Monitoring the manifestos – V: Unemployment

PPP and PML-N focused extensively on unemployment in their manifestos for the 2008 elections.


Saba Imtiaz February 25, 2011

KARACHI: Political parties such as the PPP and PML-N focused extensively on unemployment in their manifestos for the 2008 elections.

PPP: A four-pronged strategy will be used to provide income earning opportunities to the poor as well as unemployed youth.

A labour-intensive Public Works Programme (PWP) will be put in place so that there is guaranteed employment, for at least one year, to one working member of the poorest 25 per cent families of Pakistan.

A Literacy and Health Corps Scheme will be established. Under the scheme, there will be an employment guarantee of two years to all youth completing intermediate, graduation and post-graduation in a given year. A large proportion of the jobs will be in the social sectors (elementary education and basic health-care) and will form part of the PPP’s programme for the expansion of social services.

The PPP will put in place programmes which offer the youth vocational education and technical training in those service sectors where there is a shortage in the market.
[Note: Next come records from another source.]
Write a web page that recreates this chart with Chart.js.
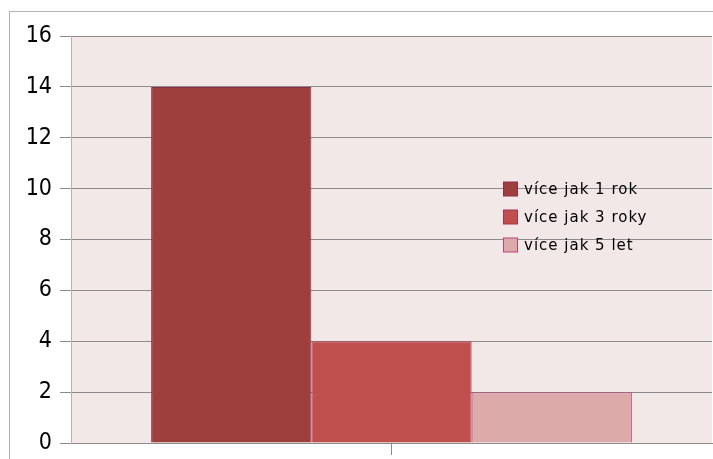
<!DOCTYPE html>
<html lang="cs">
<head>
  <meta charset="UTF-8" />
  <title>více jak</title>
  <script src="https://cdn.jsdelivr.net/npm/chart.js"></script>
  <style>
    body { margin: 0; background: #fff; }
    .wrap { position: relative; width: 713px; height: 459px; }
    .frame {
      position: absolute; left: 9px; top: 11px; right: -2px; bottom: -2px;
      border-left: 1px solid #b4b4b4; border-top: 1px solid #b4b4b4;
      pointer-events: none;
    }
    canvas { position: absolute; left: 0; top: 0; }
  </style>
</head>
<body>
  <div class="wrap">
    <canvas id="chart" width="713" height="459"></canvas>
    <div class="frame"></div>
  </div>

  <script>
    const categories = [''];
    const seriesNames = ['více jak 1 rok', 'více jak 3 roky', 'více jak 5 let'];
    const seriesValues = [[14], [4], [2]];
    const fillColors = ['#9e3f3e', '#c0504d', '#dbaaa9'];
    const edgeColors = ['#8c3048', '#a83450', '#b8447a'];
    const yTicks = [0, 2, 4, 6, 8, 10, 12, 14, 16];

    // pink plot background behind the bars
    const plotBg = {
      id: 'plotBg',
      beforeDraw(chart) {
        const { ctx, chartArea: a } = chart;
        ctx.save();
        ctx.fillStyle = '#f2e8e8';
        ctx.fillRect(a.left, a.top, a.right - a.left, a.bottom - a.top);
        ctx.restore();
      }
    };

    // legend drawn inside the plot, right side
    const innerLegend = {
      id: 'innerLegend',
      afterDraw(chart) {
        const ctx = chart.ctx;
        ctx.save();
        ctx.font = '15px "DejaVu Sans"';
        ctx.letterSpacing = '1px';
        ctx.textBaseline = 'middle';
        chart.data.datasets.forEach((ds, i) => {
          const y = 189 + i * 28;
          ctx.fillStyle = ds.backgroundColor;
          ctx.fillRect(503.5, y - 7, 14, 14);
          ctx.strokeStyle = ds.borderColor;
          ctx.lineWidth = 1;
          ctx.strokeRect(503.5, y - 7, 14, 14);
          ctx.fillStyle = '#000';
          ctx.fillText(ds.label, 524, y + 1);
        });
        ctx.restore();
      }
    };

    new Chart(document.getElementById('chart'), {
      type: 'bar',
      data: {
        labels: categories,
        datasets: seriesNames.map((name, i) => ({
          label: name,
          data: seriesValues[i],
          backgroundColor: fillColors[i],
          borderColor: edgeColors[i],
          borderWidth: 1,
          categoryPercentage: 0.75,
          barPercentage: 1
        }))
      },
      options: {
        responsive: false,
        animation: false,
        layout: { padding: { top: 36, right: 1, left: 0, bottom: 0 } },
        plugins: { legend: { display: false }, tooltip: { enabled: false } },
        scales: {
          x: {
            offset: true,
            grid: {
              offset: false,
              drawOnChartArea: false,
              tickLength: 12,
              color: '#8c8c8c'
            },
            border: { color: '#8c8c8c' },
            ticks: { display: true, font: { size: 1 } },
            afterFit(scale) { scale.height = 16; }
          },
          y: {
            min: 0,
            max: 16,
            afterBuildTicks(scale) { scale.ticks = yTicks.map(v => ({ value: v })); },
            grid: { color: '#8c8c8c', tickLength: 11 },
            border: { color: '#b4b4b4' },
            ticks: {
              color: '#000',
              padding: 8,
              font: { family: '"DejaVu Sans Condensed", "DejaVu Sans"', size: 23 }
            },
            afterFit(scale) {
              scale.width = 71;
              scale.paddingTop = 0;
              scale.paddingBottom = 0;
            }
          }
        }
      },
      plugins: [plotBg, innerLegend]
    });
  </script>
</body>
</html>
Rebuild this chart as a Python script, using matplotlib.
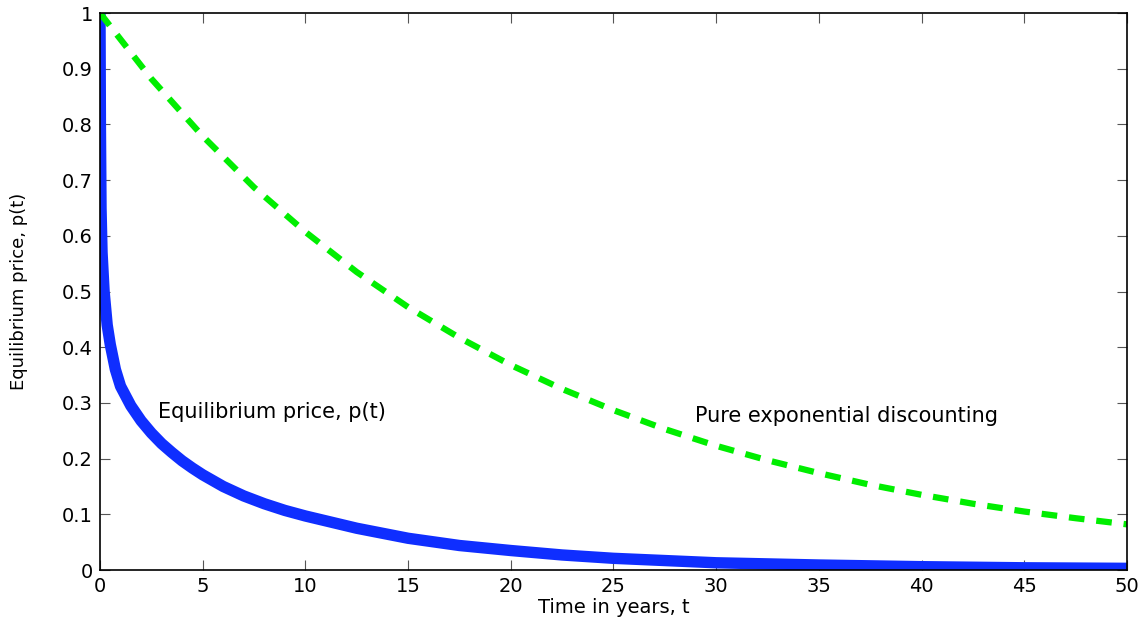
import matplotlib.pyplot as plt
from matplotlib.ticker import FuncFormatter

plt.rcParams['font.family'] = ['DejaVu Sans']

# --- values ---
t_price = [0, 0.02, 0.05, 0.1, 0.2, 0.35, 0.5, 0.75, 1, 1.5, 2, 2.5, 3, 3.5,
           4, 4.5, 5, 6, 7, 8, 9, 10, 12.5, 15, 17.5, 20, 22.5, 25, 30, 35,
           40, 45, 50]
p_price = [1.0, 0.8, 0.65, 0.57, 0.5, 0.44, 0.405, 0.36, 0.33, 0.295, 0.268,
           0.246, 0.227, 0.211, 0.196, 0.183, 0.171, 0.150, 0.133, 0.119,
           0.107, 0.097, 0.075, 0.057, 0.044, 0.035, 0.027, 0.021, 0.013,
           0.009, 0.006, 0.004, 0.003]

t_exp = [0, 2.5, 5, 7.5, 10, 12.5, 15, 17.5, 20, 22.5, 25, 27.5, 30, 32.5,
         35, 37.5, 40, 42.5, 45, 47.5, 50]
p_exp = [1.0, 0.882, 0.779, 0.687, 0.607, 0.535, 0.472, 0.417, 0.368, 0.325,
         0.287, 0.253, 0.223, 0.197, 0.174, 0.153, 0.135, 0.119, 0.105,
         0.093, 0.082]

x_ticks = list(range(0, 51, 5))
y_ticks = [0, 0.1, 0.2, 0.3, 0.4, 0.5, 0.6, 0.7, 0.8, 0.9, 1]

fig = plt.figure(figsize=(11.48, 6.21), dpi=100)
ax = fig.add_axes([0.0871, 0.0821, 0.8946, 0.8969])

ax.plot(t_price, p_price, color='#0f2eff', linewidth=8.2,
        solid_capstyle='butt', solid_joinstyle='round')
ax.plot(t_exp, p_exp, color='#00ee00', linewidth=4.5,
        dashes=(2.5, 1.9), dash_capstyle='butt')

ax.text(2.82, 0.273, 'Equilibrium price, p(t)', fontsize=15, va='baseline')
ax.text(28.95, 0.266, 'Pure exponential discounting', fontsize=15,
        va='baseline')

ax.set_xlim(0, 50)
ax.set_ylim(0, 1)
ax.set_xticks(x_ticks)
ax.set_yticks(y_ticks)
ax.yaxis.set_major_formatter(FuncFormatter(lambda v, p: '%g' % v))
ax.tick_params(direction='in', length=7, width=0.8, labelsize=14,
               top=True, right=True, color='#555555')
ax.tick_params(axis='x', pad=5)
ax.tick_params(axis='y', pad=5)

for s in ax.spines.values():
    s.set_linewidth(1.2)

ax.set_xlabel('Time in years, t', fontsize=14)
ax.xaxis.set_label_coords(0.5, -0.05)
ax.set_ylabel('Equilibrium price, p(t)', fontsize=13)
ax.yaxis.set_label_coords(-0.07, 0.5)

fig.savefig('out.png', dpi=100)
An appropriate microfinance policy and institutional reforms will be put in place so that commercial banks, micro-finance institutions and NGOs aggressively increase their outreach to meet the goal of five million beneficiaries on a sustainable basis.

ANP: Failure to provide meaningful employment is a major cause of radicalisation in Khyber- Pakhtunkhwa. If youth are unable to find jobs they lose hope and many drift towards drugs and extremism. This cycle will be broken by providing employment targets for each year. All projects and programmes shall be driven by this priority.

Linked with this approach shall be the reform of education system so that skill development and vocational training starts at an early stage.

Special attention will be paid to the problem of the educated unemployed. Facilities like internship, placement bureaus and advisory organisations will be provided to help them find jobs. The projects of self-employment would also be given priority.

MQM: The MQM’s manifesto linked poverty alleviation with unemployment. The specific measures for unemployment were: Social Security schemes would be introduced and enforced to cover all adult population. Encouragement of industrialisation, promotion of cottage industries, establishment of vocational institutions and incentives for agro-based industries in rural areas to control unemployment.

PML-N: A National Manpower Plan will be prepared to match the demand and supply of manpower and to provide a basis for periodical adjustments in the programmes of education and training.

New employment opportunities will be provided to over three million persons in the public and private sectors.

A National Employment Fund will be created to assist qualified and skilled youth to set up their own business or professional practice. Self employment on individual or cooperative basis will be given maximum support.

Employment opportunities for qualified doctors will be provided by constructing more hospitals; extending soft term, easy instalment loans on personal surety to doctors to establish them in private practice; and giving tax concessions for establishment and expansion of private hospitals.

A comprehensive programme will be implemented for the full absorption of engineers, scientists and other skilled manpower, including a new National Consultancy Policy for the use of national consultants, strengthening and expansion of existing scientific institutions, creation of new institutes for modern technologies and making it obligatory for private industrialists to hire adequate expertise in their respective fields.

A programme for the development of technical skills to produce technically trained and employable manpower will be implemented. For this purpose the intake of polytechnics and vocational schools. Initially this can be achieved by introducing double shift in existing institutions.

STATUS: The Pakistan Labour Force Survey for 2009-2010 put unemployment at 5.6 per cent, with unemployment rising in Sindh and Punjab. According to the CIA World Factbook, unemployment was estimated to be 14 per cent in 2009 and 15 per cent in 2010. Other estimates, including one by a former economic adviser for the finance ministry, put unemployment at 34 per cent.

The government launched the highly publicised Benazir Income Support Programme. However, it was criticised by opposition parties, and inquiries have been launched to investigate alleged embezzlement of funds.

Other initiatives by the government include the President’s Rozgar Scheme (which provides a maximum Rs100,000 loan to start up a business), micro credit facilities at Khushhali Bank, the establishment of the National Vocational and Technical Education Commission and a National Internship Programme.

Published in The  Express Tribune, February 25th, 2011.